Cinsellik ülkemizde bölgelerine göre, sosyokültürel yapıya göre, eğitime göre değişkenlik göstermekte. Çoğu zaman statü ve maddi olanaklar bile bu konu üzerinde büyük rol oynamaktadır.
Belli bölgelerde, hatta ülkenin geneline yakın bir yüzdesi kızlık zarını (hymen) hala namus göstergesi olarak kabul etmektedir. Bazı hayvan türlerinde de bulunan bu zar Afrika fillerinde cinsel birleşmede değil doğumda bozulmaktadır. Namus olarak algılanması yüzünden, ülkemizde birçok kadının hayatlarını sonlandırmak için sebep olarak sunulmuş bir cehalettir.
Ülkemiz, insan doğasının cinsellikle var olduğunu ve bunun ayrılmaz bir bütün olduğunu kabul etmelidir. Elbette bu bilinçsizlikle değil. Yapılan araştırmalarda dünyada cinsel kimlik ve cinsel yaşam ile ilgili en gelişmiş ülke İsviçre; Cinsel eğitim anaokulunda başlıyor. İsviçrelilerin yüzde 21’i, cinsel yaşamlarını ‘mükemmel’ olarak yorumluyor. Ayrıca vurgulamadan geçemeyeceğim, cinsel istismar ve benzeri suçlar oldukça az. Yasaklar, bilgisizlik, açlık ve eğitimsizlik kötülüğü, bilinmeyeni çekiyor. Kontrolsüz bir nesil ne yaptığını bilmeden savrulurken, yetkililer, ebeveynler ve uzmanlar bunun için adım atmalıdır.
Türk aile yapısının korunması için de gerek erkeğin, gerekse kadının cinsel fizyoloji ve cinsel doyum konusunda yeterince bilgilenmesi gerekli, bu bilgilenme olmadan mutlu ve uyumlu bir birliktelik sürdürebilmek mümkün görünmemektedir! Bugün Türkiye’deki boşanmaların büyük bir çoğunluğu cinsel uyumsuzluk nedeni ile gerçekleşmektedir! Her şeyden önce ‘cinselliğin konuşulmasının ayıp olması’, ‘cinselliğin yorgan altında gizlice yaşanmasının gerektiği’, gibi sorunlu inançlardan kaynaklanan davranış bozukluklarının yıkılması gerek.
Mesleğim gereği oldukça fazla vaka ile terapi uygulamaları yaptım. Ülkemiz için inanılmaz denebilecek eğilimler, yaşamlar, merakla başlayan fetiş davranışlarla karşılaştım. Bilen ve istediği için yaşayanın yanı sıra, denk geldiği merak ettiği için başladığı, sonuçlarının ise ailesini dağılmasına sebep olan danışanlarım oldu.
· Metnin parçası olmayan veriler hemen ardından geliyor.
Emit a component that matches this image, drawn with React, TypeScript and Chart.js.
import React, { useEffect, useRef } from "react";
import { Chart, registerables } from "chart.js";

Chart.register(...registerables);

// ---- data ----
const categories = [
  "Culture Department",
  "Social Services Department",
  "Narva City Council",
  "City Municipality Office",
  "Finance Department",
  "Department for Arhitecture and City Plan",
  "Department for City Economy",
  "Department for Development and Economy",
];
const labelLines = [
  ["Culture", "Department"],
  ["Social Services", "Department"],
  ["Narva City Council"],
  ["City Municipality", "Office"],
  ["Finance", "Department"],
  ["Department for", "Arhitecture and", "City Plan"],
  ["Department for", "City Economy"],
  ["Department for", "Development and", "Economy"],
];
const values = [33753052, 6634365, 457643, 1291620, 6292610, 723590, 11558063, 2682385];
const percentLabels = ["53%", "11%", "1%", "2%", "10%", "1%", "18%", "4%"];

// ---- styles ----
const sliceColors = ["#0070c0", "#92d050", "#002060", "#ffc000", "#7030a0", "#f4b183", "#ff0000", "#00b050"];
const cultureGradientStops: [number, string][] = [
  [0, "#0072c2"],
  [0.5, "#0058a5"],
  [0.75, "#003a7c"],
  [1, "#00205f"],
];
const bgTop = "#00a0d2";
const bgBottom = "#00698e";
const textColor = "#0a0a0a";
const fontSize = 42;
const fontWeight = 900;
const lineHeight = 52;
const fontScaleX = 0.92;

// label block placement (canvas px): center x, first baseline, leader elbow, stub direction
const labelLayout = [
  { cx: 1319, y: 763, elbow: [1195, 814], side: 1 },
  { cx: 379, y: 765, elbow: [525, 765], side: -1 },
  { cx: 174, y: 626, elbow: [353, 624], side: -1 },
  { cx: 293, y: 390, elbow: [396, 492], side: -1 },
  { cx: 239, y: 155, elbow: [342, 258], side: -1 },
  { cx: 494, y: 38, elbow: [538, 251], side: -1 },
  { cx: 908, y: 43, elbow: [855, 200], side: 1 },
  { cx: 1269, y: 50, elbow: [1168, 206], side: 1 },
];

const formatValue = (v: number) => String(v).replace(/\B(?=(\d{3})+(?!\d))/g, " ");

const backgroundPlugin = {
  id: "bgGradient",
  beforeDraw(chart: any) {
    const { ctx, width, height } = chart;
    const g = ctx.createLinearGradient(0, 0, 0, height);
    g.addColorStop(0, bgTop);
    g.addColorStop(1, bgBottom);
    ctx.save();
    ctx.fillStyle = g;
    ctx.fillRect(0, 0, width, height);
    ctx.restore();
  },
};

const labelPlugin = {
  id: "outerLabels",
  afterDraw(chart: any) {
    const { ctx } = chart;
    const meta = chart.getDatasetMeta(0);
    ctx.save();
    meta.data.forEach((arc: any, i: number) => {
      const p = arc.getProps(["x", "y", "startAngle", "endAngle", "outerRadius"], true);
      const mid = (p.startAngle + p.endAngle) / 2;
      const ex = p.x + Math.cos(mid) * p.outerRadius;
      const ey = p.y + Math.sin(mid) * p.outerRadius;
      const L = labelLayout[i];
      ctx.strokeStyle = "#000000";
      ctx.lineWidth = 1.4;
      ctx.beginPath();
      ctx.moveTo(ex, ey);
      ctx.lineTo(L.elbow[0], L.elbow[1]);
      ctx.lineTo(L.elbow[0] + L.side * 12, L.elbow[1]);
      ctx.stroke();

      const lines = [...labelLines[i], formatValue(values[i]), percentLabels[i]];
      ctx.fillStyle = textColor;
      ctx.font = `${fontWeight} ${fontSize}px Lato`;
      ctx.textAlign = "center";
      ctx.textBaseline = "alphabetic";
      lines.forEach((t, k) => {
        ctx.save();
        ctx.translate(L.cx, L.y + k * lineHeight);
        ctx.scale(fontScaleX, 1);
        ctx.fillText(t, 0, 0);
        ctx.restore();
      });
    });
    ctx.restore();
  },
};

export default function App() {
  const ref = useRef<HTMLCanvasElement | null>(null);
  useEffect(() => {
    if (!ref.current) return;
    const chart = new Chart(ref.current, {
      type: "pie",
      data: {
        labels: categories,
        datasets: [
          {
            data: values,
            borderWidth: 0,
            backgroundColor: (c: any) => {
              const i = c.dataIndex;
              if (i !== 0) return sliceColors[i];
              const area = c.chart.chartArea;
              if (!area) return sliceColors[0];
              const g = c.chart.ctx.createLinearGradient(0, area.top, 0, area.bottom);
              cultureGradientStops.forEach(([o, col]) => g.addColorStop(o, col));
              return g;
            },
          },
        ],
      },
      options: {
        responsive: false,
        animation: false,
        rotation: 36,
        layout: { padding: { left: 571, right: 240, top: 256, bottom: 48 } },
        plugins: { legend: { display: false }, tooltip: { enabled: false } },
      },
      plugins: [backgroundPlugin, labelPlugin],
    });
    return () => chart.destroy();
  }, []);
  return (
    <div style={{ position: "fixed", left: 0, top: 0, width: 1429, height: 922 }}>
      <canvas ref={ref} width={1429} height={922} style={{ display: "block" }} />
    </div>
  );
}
Ayrıca bu durumun sadece erkeklere sirayet ettiğini düşünen okuyucularıma şimdiden yanıldıklarını bildirmek isterim. Bilgisizlik merak bireyi etkiliyor. Cinsiyet ayırmadan. Bu durum oldukça tehlikeli… Yaklaşan ve hatta yaşanan tehlikenin farkına varılması gerekmekte. Ülkemizde kapalı kapalar arkasında, bilindiği halde bilmezden gelinen çocuk yaşta başlayan cinsel içerikli travmalar, beraberinde sıkıntılı bir cinsel hayata, mutsuz evliliklere sebep olmakta. Aileler buna çözüm aramak yerine örtbas etmeyi tercih etmekte.
Gençlerimizi kurtarmak, bunları değiştirmek elimizde… Eğitim, eğitim, eğitim…
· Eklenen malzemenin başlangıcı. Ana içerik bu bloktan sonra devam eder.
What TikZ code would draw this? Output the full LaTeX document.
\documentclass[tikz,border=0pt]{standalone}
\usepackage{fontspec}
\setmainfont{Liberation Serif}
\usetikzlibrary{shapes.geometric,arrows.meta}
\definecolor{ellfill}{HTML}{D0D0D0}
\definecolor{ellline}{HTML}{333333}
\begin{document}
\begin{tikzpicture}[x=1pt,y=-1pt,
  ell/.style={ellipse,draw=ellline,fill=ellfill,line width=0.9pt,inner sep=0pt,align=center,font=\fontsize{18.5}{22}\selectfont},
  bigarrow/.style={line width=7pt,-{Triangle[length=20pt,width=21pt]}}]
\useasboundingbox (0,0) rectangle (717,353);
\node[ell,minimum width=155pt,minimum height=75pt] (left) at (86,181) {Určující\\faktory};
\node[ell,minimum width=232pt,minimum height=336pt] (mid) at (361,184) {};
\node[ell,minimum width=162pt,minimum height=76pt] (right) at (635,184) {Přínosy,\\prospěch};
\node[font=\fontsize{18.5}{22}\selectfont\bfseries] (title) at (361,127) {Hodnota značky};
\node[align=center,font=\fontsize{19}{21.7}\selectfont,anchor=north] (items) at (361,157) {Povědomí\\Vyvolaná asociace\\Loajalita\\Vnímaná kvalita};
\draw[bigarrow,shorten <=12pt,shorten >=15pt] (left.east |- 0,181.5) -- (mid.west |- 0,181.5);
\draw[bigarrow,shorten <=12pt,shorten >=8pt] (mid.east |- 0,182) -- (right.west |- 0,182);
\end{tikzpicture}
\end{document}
Okullarda “Cinsel Kimlik” eğitimi ile başlamalı süreç, cinsellikte nelere dikkat edilmeli, hastalıklar ve üreme koruma yolları gibi detaylarla bilgilendirmeli gençler, çocuklar. Yemek yemek kadar doğal ve önemli, yaşam desteklerimizden biri olan cinsel hayat için daha hassas ve eğitici bir proje ile toplumu eğitmeliyiz.
Her eve hatta yaş gözetmeksizin her ele gelen internet bu konuda yanlış ve kirli bilgilerle dolu. Toplumu bu kirlilikten korumanın yolu doğruları öğretmek olacaktır. Elele vererek ülkemiz için doğru adımlar atmak elimizde. Umarım daha geç olmadan bu adımı atmak için harekete geçebiliriz.